Yoselis Ramos, who taught Spanish at Monroe Middle School, was on suspension.
The investigation by the school district found that she had caused a disruption, was teaching something that was not part of the district's curriculum, and offended families by her lesson plan.
The school board called her in for a follow-up meeting Thursday and that is when she resigned.
Here is the previous story:
Parents are outraged after their children had to fill out a form -- titled "How much privilege do you have?" -- during a Spanish class at Monroe Middle School.
Race and sex are two common questions students fill out on forms every year. But what about gender, sexual orientation or religion? Students at Monroe Middle had to do just that.
The form was handed out in a Spanish class to seventh- and eighth-graders by teacher, Yoselis Ramos. At the top, the form asked, "How much privilege do you have?"
The different categories included, "Race", "Skin Color", "Religion", "Sex", "Gender", Sexual Orientation", and "Disability."
Regina Stiles' daughter is in the class. When her daughter came to the "Disability" column, she had to reveal that she had ADHD.
"She has ADHD and apparently the teacher said there are some kids in this class that have ADHD, and ADHD is a mental illness, and that's why she circled that. To me ADHD is not a mental disability. It's something she has," says Stiles.
Other sections included religion and gender where kids were asked to circle "Cisgender," "Transgender" or "GenderQueer."
"She's 12. Some of these things should be taught at home," says Stiles.
After Stiles along with several other angry parents questioned school principal, Peter Megara he launched an investigation.
This is not a district form, this is a teacher-generated form and it was without principal consent and at the district level we do not collect that information," says Hillsborough County School Spokesperson Tanya Arja.

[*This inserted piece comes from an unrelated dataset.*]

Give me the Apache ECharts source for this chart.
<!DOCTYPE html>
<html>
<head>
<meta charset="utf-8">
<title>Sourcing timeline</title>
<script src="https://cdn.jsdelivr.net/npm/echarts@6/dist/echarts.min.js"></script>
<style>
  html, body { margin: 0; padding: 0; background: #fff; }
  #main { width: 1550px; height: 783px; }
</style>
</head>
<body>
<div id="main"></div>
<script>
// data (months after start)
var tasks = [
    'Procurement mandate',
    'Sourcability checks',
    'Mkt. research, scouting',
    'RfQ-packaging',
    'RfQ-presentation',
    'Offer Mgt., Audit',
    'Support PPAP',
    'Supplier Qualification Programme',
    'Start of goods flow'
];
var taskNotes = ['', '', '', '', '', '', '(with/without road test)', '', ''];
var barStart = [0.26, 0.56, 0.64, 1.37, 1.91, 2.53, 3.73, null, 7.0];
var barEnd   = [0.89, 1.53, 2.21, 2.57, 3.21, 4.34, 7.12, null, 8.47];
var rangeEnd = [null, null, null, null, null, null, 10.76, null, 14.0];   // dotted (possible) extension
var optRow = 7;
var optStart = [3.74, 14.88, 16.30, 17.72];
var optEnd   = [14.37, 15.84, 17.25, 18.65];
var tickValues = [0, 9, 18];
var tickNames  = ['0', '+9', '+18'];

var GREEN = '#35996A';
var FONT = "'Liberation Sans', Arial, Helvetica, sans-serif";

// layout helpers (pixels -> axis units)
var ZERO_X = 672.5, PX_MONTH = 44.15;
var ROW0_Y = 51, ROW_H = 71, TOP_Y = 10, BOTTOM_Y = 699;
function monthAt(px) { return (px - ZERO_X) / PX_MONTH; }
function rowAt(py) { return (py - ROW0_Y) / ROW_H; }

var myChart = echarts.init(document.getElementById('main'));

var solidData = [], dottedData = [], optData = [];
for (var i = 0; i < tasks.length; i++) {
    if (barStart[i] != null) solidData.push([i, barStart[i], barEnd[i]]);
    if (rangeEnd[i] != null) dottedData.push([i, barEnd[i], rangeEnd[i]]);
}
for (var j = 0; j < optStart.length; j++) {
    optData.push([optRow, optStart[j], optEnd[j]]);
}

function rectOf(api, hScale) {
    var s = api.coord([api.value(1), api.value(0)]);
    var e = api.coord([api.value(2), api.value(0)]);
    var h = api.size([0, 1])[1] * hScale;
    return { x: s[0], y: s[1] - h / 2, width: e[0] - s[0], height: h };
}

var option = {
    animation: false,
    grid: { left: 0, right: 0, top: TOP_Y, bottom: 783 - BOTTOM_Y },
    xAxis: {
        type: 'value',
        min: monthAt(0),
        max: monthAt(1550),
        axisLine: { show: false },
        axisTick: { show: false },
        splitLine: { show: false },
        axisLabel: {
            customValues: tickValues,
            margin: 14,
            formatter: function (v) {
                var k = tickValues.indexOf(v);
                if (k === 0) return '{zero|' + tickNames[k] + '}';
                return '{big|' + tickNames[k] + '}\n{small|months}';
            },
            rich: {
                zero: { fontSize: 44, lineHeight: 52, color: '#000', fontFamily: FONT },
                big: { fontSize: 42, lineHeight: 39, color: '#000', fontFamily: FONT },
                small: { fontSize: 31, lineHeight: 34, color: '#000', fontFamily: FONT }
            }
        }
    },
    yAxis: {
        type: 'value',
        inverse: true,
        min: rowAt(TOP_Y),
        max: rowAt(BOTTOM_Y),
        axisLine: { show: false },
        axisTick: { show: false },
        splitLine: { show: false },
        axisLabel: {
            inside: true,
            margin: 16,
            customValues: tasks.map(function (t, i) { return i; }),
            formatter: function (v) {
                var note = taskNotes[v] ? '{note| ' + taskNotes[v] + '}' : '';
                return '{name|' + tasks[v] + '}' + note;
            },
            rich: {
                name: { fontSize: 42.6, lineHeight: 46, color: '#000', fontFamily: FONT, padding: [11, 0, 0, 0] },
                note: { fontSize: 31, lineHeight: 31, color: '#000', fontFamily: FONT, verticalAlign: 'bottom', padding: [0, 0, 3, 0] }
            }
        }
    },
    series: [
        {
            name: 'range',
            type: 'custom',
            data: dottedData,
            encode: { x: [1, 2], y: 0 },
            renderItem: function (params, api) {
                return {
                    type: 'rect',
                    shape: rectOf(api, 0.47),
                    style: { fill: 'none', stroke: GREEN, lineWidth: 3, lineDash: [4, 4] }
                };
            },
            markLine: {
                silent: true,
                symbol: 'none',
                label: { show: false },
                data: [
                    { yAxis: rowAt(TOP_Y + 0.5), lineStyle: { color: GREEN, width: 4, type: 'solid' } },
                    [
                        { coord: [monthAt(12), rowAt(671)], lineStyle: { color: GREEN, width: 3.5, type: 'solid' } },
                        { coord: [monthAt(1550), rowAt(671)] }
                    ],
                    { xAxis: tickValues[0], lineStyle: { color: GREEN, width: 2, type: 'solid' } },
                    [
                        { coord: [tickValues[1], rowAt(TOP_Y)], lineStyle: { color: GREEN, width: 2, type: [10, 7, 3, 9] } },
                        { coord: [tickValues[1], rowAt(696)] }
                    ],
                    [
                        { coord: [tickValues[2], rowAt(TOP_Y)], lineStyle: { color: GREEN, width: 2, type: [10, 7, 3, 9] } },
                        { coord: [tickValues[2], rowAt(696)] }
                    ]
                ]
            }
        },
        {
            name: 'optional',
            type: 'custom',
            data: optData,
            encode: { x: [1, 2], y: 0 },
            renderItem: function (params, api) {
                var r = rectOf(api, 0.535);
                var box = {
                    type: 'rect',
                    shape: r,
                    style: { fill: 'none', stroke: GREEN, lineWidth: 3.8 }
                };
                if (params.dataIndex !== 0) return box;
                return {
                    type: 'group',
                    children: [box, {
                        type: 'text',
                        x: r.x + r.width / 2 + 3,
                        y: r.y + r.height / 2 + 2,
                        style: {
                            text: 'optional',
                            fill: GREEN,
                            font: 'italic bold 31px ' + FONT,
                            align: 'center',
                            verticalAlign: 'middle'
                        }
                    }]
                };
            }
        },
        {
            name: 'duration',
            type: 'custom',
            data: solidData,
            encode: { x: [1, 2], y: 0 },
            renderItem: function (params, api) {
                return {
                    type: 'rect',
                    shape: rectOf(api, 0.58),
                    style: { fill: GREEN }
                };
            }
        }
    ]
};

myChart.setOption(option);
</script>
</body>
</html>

The students weren't required to turn in the forms. According to Arja, Yoselis says the goal was to teach them about persity and inequality through literature the students had been reading.
Yoselis has since been pulled from the classroom while the district looks into the issue. This is her first year in the Hillsborough County School District.
According to her LinkdIn profile, she says, "Knowledge means power. As a teacher, my desire is to empower students with the skills they need to be able to thrive, not only function, in our society. Those skills? Critical thinking, communication, empathy and logic through the Spanish language."